The bandeja (Spanish for "tray") is one of padel's most important and distinctive shots. Unlike a smash, it's not about raw power — it's about control, placement and keeping your position at the net. When executed well, it's almost unplayable.
What Is the Bandeja?
The bandeja is an overhead shot played with a slicing motion that produces topspin and keeps the ball low after it bounces off the back glass. It's typically used when your opponents have lobbed you and you want to maintain your attacking position at the net rather than retreating.
1. The Grip
Use a continental grip — the same as a hammer grip. Hold the racket as if you were shaking hands with it. This allows you to generate slice and keep the face slightly open through contact.

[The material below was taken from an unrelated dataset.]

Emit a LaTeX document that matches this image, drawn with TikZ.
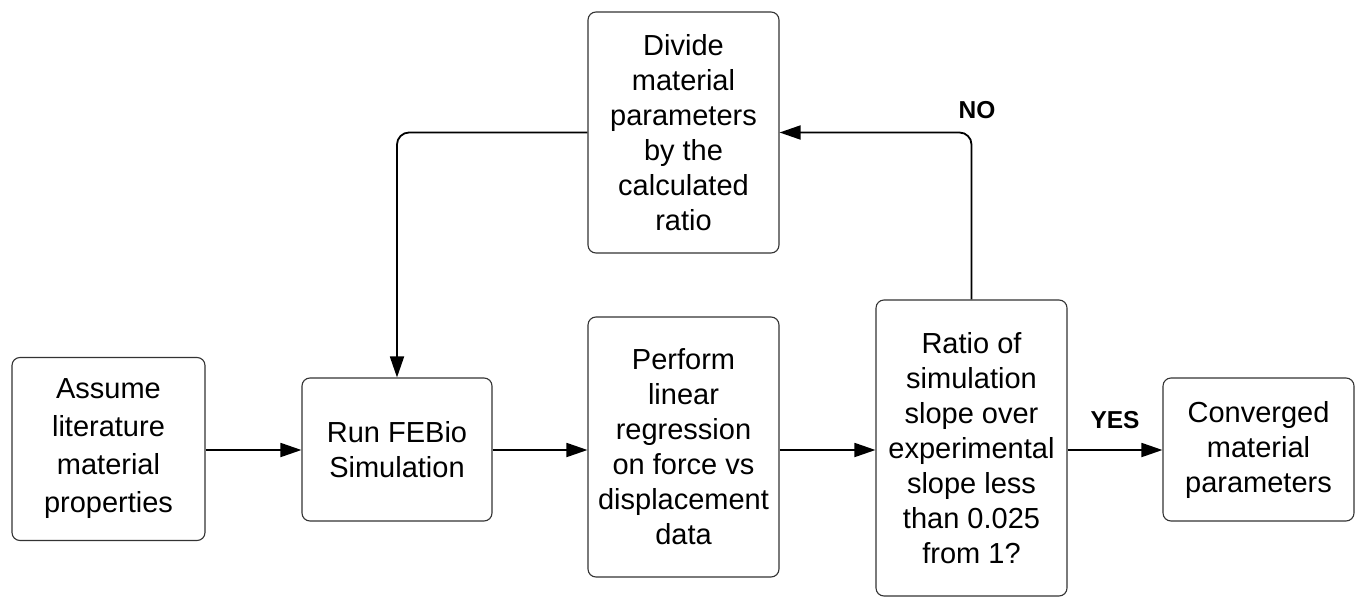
\documentclass[tikz,border=0pt]{standalone}
\usepackage{fontspec}
\setmainfont{Liberation Sans}
\usetikzlibrary{arrows.meta,calc}
\begin{document}
\begin{tikzpicture}[x=1pt,y=-1pt,
  box/.style={draw=black!80,line width=1.1pt,rounded corners=8pt,align=center,
    inner sep=0pt,font=\fontsize{29}{35}\selectfont},
  conn/.style={line width=1.8pt,-{Triangle[length=21pt,width=14pt]}},
  lbl/.style={font=\fontsize{24.5}{28}\selectfont\bfseries}]
\useasboundingbox (0,0) rectangle (1357,597);
\node[box,minimum width=193pt,minimum height=183pt,font=\fontsize{29}{38}\selectfont] (b1) at (108.5,449) {Assume\\literature\\material\\properties};
\node[box,minimum width=190pt,minimum height=143pt] (b2) at (397,449.5) {Run FEBio\\Simulation};
\node[box,minimum width=191pt,minimum height=260pt] (b3) at (683.5,447) {Perform\\linear\\regression\\on force vs\\displacement\\data};
\node[box,minimum width=191pt,minimum height=296pt] (b4) at (971.5,448) {Ratio of\\simulation\\slope over\\experimental\\slope less\\than 0.025\\from 1?};
\node[box,minimum width=191pt,minimum height=143pt] (b5) at (1258.5,449.5) {Converged\\material\\parameters};
\node[box,minimum width=191pt,minimum height=241pt] (b6) at (683.5,132.5) {Divide\\material\\parameters\\by the\\calculated\\ratio};
\coordinate (ay) at (0,450);
\draw[conn] (b1.east |- ay) -- (b2.west |- ay);
\draw[conn] (b2.east |- ay) -- (b3.west |- ay);
\draw[conn] (b3.east |- ay) -- (b4.west |- ay);
\draw[conn] (b4.east |- ay) -- (b5.west |- ay);
\draw[conn,rounded corners=12pt] (b4.north) |- (b6.east);
\draw[conn,rounded corners=12pt] (b6.west) -| (b2.north);
\node[lbl] (yes) at (1115,420) {YES};
\node[lbl] (no) at (977,110) {NO};
\end{tikzpicture}
\end{document}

- Avoid a forehand grip — it makes the slice motion almost impossible
- Keep your grip pressure relaxed until the moment of contact
- The wrist snap at impact is where the shot's speed comes from
2. Footwork & Positioning
The biggest mistake beginners make is not moving early enough. As soon as you see the lob coming:
- Turn sideways to the net immediately — your non-dominant shoulder points toward the ball
- Take small adjustment steps rather than one big lunge
- Position yourself so the ball is slightly in front of and above your hitting shoulder
- Stay on your toes — your weight should be slightly forward
🐉 Los Dragos Tip: Practise the footwork without a racket first. Shadow the movement until turning sideways is instinctive — the swing will follow naturally.
3. The Swing Path
Unlike a tennis overhead, the bandeja swing is shorter and more compact:
- Bring the racket up in a "trophy position" — elbow at shoulder height, racket head up
- Drive the racket forward and across your body with a slicing motion
- The follow-through finishes low and across — toward your non-dominant hip
- Contact should be made slightly in front of your body, not behind
4. Ball Contact & Direction
Aim to hit the ball at the edge of your reach — not at full extension and not too close. The racket face should be slightly open (tilted back) at contact to create the slicing action that keeps the ball low.
Placement options:
- Down the line — fastest route to the corner, harder for opponents to cover
- Cross-court — higher percentage shot, gives you more time to recover position
- Into the body — often underused, very effective against players at the baseline
5. Common Mistakes to Fix
- Hitting too hard — the bandeja is a control shot, not a power shot. Ease off 20% and focus on placement.
- Not turning sideways — staying square to the net kills your swing path and power.
- Letting the ball drop too low — contact should be above head height. Move your feet, don't reach down.
- Straight follow-through — remember the cross-body slice. Finish across your body, not straight ahead.
🐉 Drill to try: Ask a partner to feed lobs to your forehand side from the net. Focus only on the turn and footwork for the first 20 balls — don't worry about where the shot goes. Once the movement is automatic, add placement targets.
When to Use It
The bandeja is your go-to when a lob puts you in a difficult position but not completely out of control. Use the smash when the ball is sitting up short and you have time and space. Use the bandeja when the lob is deeper and you need to buy time or stay at the net.
As you improve, you'll find the bandeja becomes your most-used offensive tool from the net zone — consistent, controllable and very effective at keeping opponents pinned at the baseline.